(Problem details) Reproduce exactly the lines below, from the first one through the line containing "width=110pt,minimum height=61pt,rounded corners=10pt]", and omit any pictures.

(Material provided)
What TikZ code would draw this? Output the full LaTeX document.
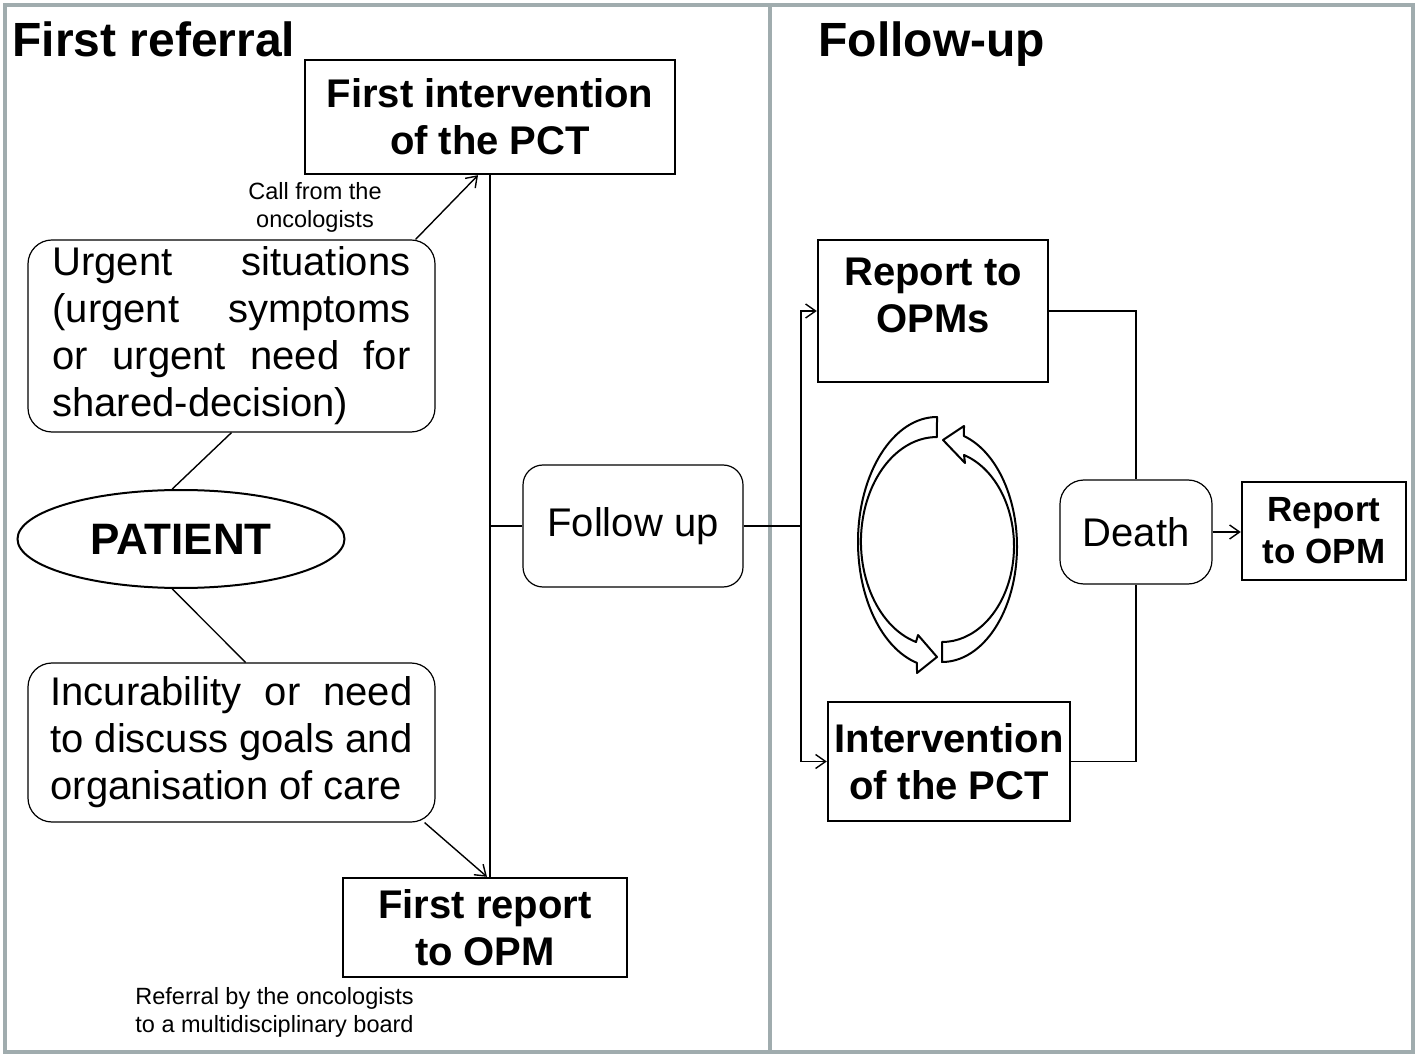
\documentclass[tikz,border=0pt]{standalone}
\usepackage{fontspec}
\setmainfont{Liberation Sans}
\usepackage{tikz}
\usetikzlibrary{shapes,arrows.meta}
\definecolor{framegray}{RGB}{160,172,174}
\newcommand{\jline}[2]{\makebox[#1][s]{\spaceskip=0pt\xspaceskip=0pt #2}}

\begin{document}
\begin{tikzpicture}[x=0.5pt,y=-0.5pt,
  >={Straight Barb[length=5pt,width=7pt]},
  title/.style={font=\fontsize{24}{29}\selectfont\bfseries,anchor=base west,inner sep=0},
  bbox/.style={draw,line width=1.2pt,inner sep=0,align=center,font=\fontsize{20}{23.5}\selectfont\bfseries},
  rbox/.style={draw,line width=0.6pt,rounded corners=12pt,inner sep=0,font=\fontsize{20}{23.5}\selectfont},
  note/.style={font=\fontsize{11.75}{14}\selectfont,inner sep=0},
  link/.style={line width=0.7pt},
  cyc/.style={draw,fill=white,line width=1pt,line join=round}]
\useasboundingbox (0,0) rectangle (1418,1058);
\draw[framegray,line width=2pt] (5,5) rectangle (770,1052) (770,5) rectangle (1413,1052);
\node[title] (t1) at (12,57) {First referral};
\node[title] (t2) at (818,57) {Follow-up};

\node[bbox,minimum width=185pt,minimum height=57pt] (fint) at (490,117) {First intervention\\of the PCT};
\node[note,align=center] (call) at (315,207) {Call from the\\oncologists};
\node[rbox,minimum width=203.5pt,minimum height=96pt,text width=179pt,align=justify] (urg) at (231.5,336)
  {\jline{179pt}{Urgent situations}\\\jline{179pt}{(urgent symptoms}\\\jline{179pt}{or urgent need for}\\shared-decision)};
\node[draw,ellipse,line width=1pt,minimum width=163.5pt,minimum height=49pt,inner sep=0,
  font=\fontsize{22}{26}\selectfont\bfseries] (pat) at (181,539) {PATIENT};
\node[rbox,minimum width=203.5pt,minimum height=79.5pt,text width=181pt,align=justify] (inc) at (231.5,742.5)
  {\jline{181pt}{Incurability or need}\\\jline{181pt}{to discuss goals and}\\organisation of care};
\node[bbox,minimum width=142pt,minimum height=49.5pt] (frep) at (485,927.5) {First report\\to OPM};
\node[note,align=left,anchor=west] (refb) at (135,1012) {Referral by the oncologists\\to a multidisciplinary board};
\node[rbox,minimum width=110pt,minimum height=61pt,rounded corners=10pt] (fup) at (633,526) {Follow up};

\node[bbox,minimum width=115pt,minimum height=71pt] (ropms) at (933,311) {};
\node[bbox,draw=none] (ropmstxt) at (933,295) {Report to\\OPMs};
\node[bbox,minimum width=121pt,minimum height=59.5pt] (intv) at (949,761.5) {Intervention\\of the PCT};
\node[rbox,minimum width=76pt,minimum height=52pt] (death) at (1136,532) {Death};
\node[bbox,minimum width=82pt,minimum height=49pt,font=\fontsize{17.5}{21}\selectfont\bfseries] (ropm) at (1324,531) {Report\\to OPM};
\coordinate (split) at (801,526);

\draw[link] (urg.south) -- (pat.100);
\draw[link] (pat.-100) -- (inc.80);
\draw[link,->] ([xshift=-10pt]urg.north east) -- ([xshift=-6pt]fint.south);
\draw[link] (fint.south) -- (fint.south |- frep.north);
\draw[link,->] ([xshift=-5.5pt]inc.south east) -- ([xshift=1pt]frep.north);
\draw[link] (fint.south |- fup.west) -- (fup.west);
\draw[link] (fup.east) -- (split);
\draw[link,->] (split) |- (ropms.west);
\draw[link,->] (split) |- (intv.west);
\draw[link] (ropms.east) -| (death.north);
\draw[link] (intv.east) -| (death.south);
\draw[link,->] (death.east) -- (death.east -| ropm.west);

\draw[cyc] (937,417) arc[start angle=270,end angle=104.7,x radius=79,y radius=125]
  -- (917,673) -- (937,657) -- (918,635) -- (916,642)
  arc[start angle=106,end angle=270,x radius=76,y radius=104.5] -- cycle;
\draw[cyc] (942,662) arc[start angle=90,end angle=-73,x radius=75,y radius=115.5]
  -- (964,426) -- (943,440) -- (965,463) -- (964,455)
  arc[start angle=-72.2,end angle=90,x radius=72,y radius=95.8] -- cycle;
\end{tikzpicture}
\end{document}
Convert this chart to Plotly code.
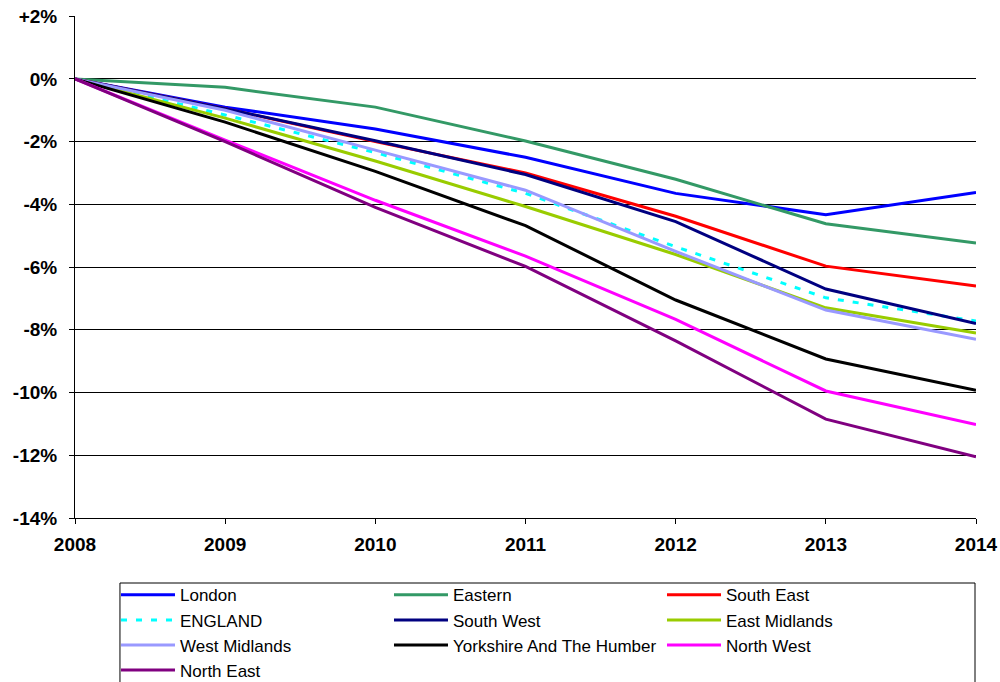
import plotly.graph_objects as go

# Cumulative change since 2008 (%), by English region
years = [2008, 2009, 2010, 2011, 2012, 2013, 2014]

london = [0, -0.90, -1.60, -2.50, -3.65, -4.33, -3.62]
eastern = [0, -0.27, -0.90, -1.98, -3.20, -4.62, -5.23]
south_east = [0, -0.95, -2.00, -3.00, -4.38, -5.97, -6.60]
england = [0, -1.15, -2.35, -3.65, -5.35, -6.98, -7.72]
south_west = [0, -0.95, -1.97, -3.05, -4.55, -6.70, -7.80]
east_midlands = [0, -1.25, -2.62, -4.07, -5.60, -7.30, -8.10]
west_midlands = [0, -1.00, -2.27, -3.55, -5.50, -7.37, -8.30]
yorkshire = [0, -1.38, -2.95, -4.68, -7.05, -8.93, -9.93]
north_west = [0, -1.95, -3.87, -5.65, -7.67, -9.95, -11.02]
north_east = [0, -2.00, -4.10, -5.98, -8.35, -10.85, -12.05]

y_ticks = [2, 0, -2, -4, -6, -8, -10, -12, -14]
y_tick_text = ["+2%", "0%", "-2%", "-4%", "-6%", "-8%", "-10%", "-12%", "-14%"]

series = [
    ("London", london, "#0000FF", "solid"),
    ("Eastern", eastern, "#339966", "solid"),
    ("South East", south_east, "#FF0000", "solid"),
    ("ENGLAND", england, "#00FFFF", "6px,9px"),
    ("South West", south_west, "#000080", "solid"),
    ("East Midlands", east_midlands, "#99CC00", "solid"),
    ("West Midlands", west_midlands, "#9999FF", "solid"),
    ("Yorkshire And The Humber", yorkshire, "#000000", "solid"),
    ("North West", north_west, "#FF00FF", "solid"),
    ("North East", north_east, "#800080", "solid"),
]

fig = go.Figure()
for name, vals, color, dash in series:
    fig.add_trace(go.Scatter(
        x=years, y=vals, name=name, mode="lines",
        line=dict(color=color, width=3, dash=dash),
    ))

font_family = "Liberation Sans, Arial, sans-serif"
tick_font = dict(family=font_family, size=19, color="black", weight="bold")

# Frame around the legend (wider than the legend's own box)
fig.add_shape(
    type="rect", xref="paper", yref="paper",
    x0=0.0499, x1=0.9989, y0=-0.1295, y1=-0.40,
    line=dict(color="black", width=1), fillcolor="rgba(0,0,0,0)",
    layer="above",
)

fig.update_layout(
    width=1000, height=682,
    margin=dict(l=75, r=24, t=16, b=164, autoexpand=False),
    paper_bgcolor="white", plot_bgcolor="white",
    font=dict(family=font_family, color="black"),
    showlegend=True,
    legend=dict(
        orientation="h",
        x=0.0455, xanchor="left",
        y=-0.118, yanchor="top",
        borderwidth=0,
        bgcolor="rgba(0,0,0,0)",
        font=dict(family=font_family, size=17, color="black"),
        entrywidth=204, entrywidthmode="pixels",
        itemwidth=54,
        traceorder="normal",
    ),
    xaxis=dict(
        range=[2008, 2014],
        tickmode="array", tickvals=years, ticktext=[str(y) for y in years],
        ticks="outside", ticklen=5, tickcolor="black", tickwidth=1,
        ticklabelstandoff=4,
        showline=True, linecolor="black", linewidth=1,
        showgrid=False, zeroline=False,
        tickfont=tick_font,
    ),
    yaxis=dict(
        range=[-14, 2.005],
        tickmode="array", tickvals=y_ticks, ticktext=y_tick_text,
        ticks="outside", ticklen=5, tickcolor="black", tickwidth=1,
        ticklabelstandoff=8,
        showline=True, linecolor="black", linewidth=1,
        showgrid=True, gridcolor="black", gridwidth=1,
        zeroline=False,
        tickfont=tick_font,
    ),
)

fig.write_html("out.html")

(Response to this task)
What TikZ code would draw this? Output the full LaTeX document.
\documentclass[tikz,border=0pt]{standalone}
\usepackage{fontspec}
\setmainfont{Liberation Sans}
\usepackage{tikz}
\usetikzlibrary{shapes,arrows.meta}
\definecolor{framegray}{RGB}{160,172,174}
\newcommand{\jline}[2]{\makebox[#1][s]{\spaceskip=0pt\xspaceskip=0pt #2}}

\begin{document}
\begin{tikzpicture}[x=0.5pt,y=-0.5pt,
  >={Straight Barb[length=5pt,width=7pt]},
  title/.style={font=\fontsize{24}{29}\selectfont\bfseries,anchor=base west,inner sep=0},
  bbox/.style={draw,line width=1.2pt,inner sep=0,align=center,font=\fontsize{20}{23.5}\selectfont\bfseries},
  rbox/.style={draw,line width=0.6pt,rounded corners=12pt,inner sep=0,font=\fontsize{20}{23.5}\selectfont},
  note/.style={font=\fontsize{11.75}{14}\selectfont,inner sep=0},
  link/.style={line width=0.7pt},
  cyc/.style={draw,fill=white,line width=1pt,line join=round}]
\useasboundingbox (0,0) rectangle (1418,1058);
\draw[framegray,line width=2pt] (5,5) rectangle (770,1052) (770,5) rectangle (1413,1052);
\node[title] (t1) at (12,57) {First referral};
\node[title] (t2) at (818,57) {Follow-up};

\node[bbox,minimum width=185pt,minimum height=57pt] (fint) at (490,117) {First intervention\\of the PCT};
\node[note,align=center] (call) at (315,207) {Call from the\\oncologists};
\node[rbox,minimum width=203.5pt,minimum height=96pt,text width=179pt,align=justify] (urg) at (231.5,336)
  {\jline{179pt}{Urgent situations}\\\jline{179pt}{(urgent symptoms}\\\jline{179pt}{or urgent need for}\\shared-decision)};
\node[draw,ellipse,line width=1pt,minimum width=163.5pt,minimum height=49pt,inner sep=0,
  font=\fontsize{22}{26}\selectfont\bfseries] (pat) at (181,539) {PATIENT};
\node[rbox,minimum width=203.5pt,minimum height=79.5pt,text width=181pt,align=justify] (inc) at (231.5,742.5)
  {\jline{181pt}{Incurability or need}\\\jline{181pt}{to discuss goals and}\\organisation of care};
\node[bbox,minimum width=142pt,minimum height=49.5pt] (frep) at (485,927.5) {First report\\to OPM};
\node[note,align=left,anchor=west] (refb) at (135,1012) {Referral by the oncologists\\to a multidisciplinary board};
\node[rbox,minimum width=110pt,minimum height=61pt,rounded corners=10pt] (fup) at (633,526) {Follow up};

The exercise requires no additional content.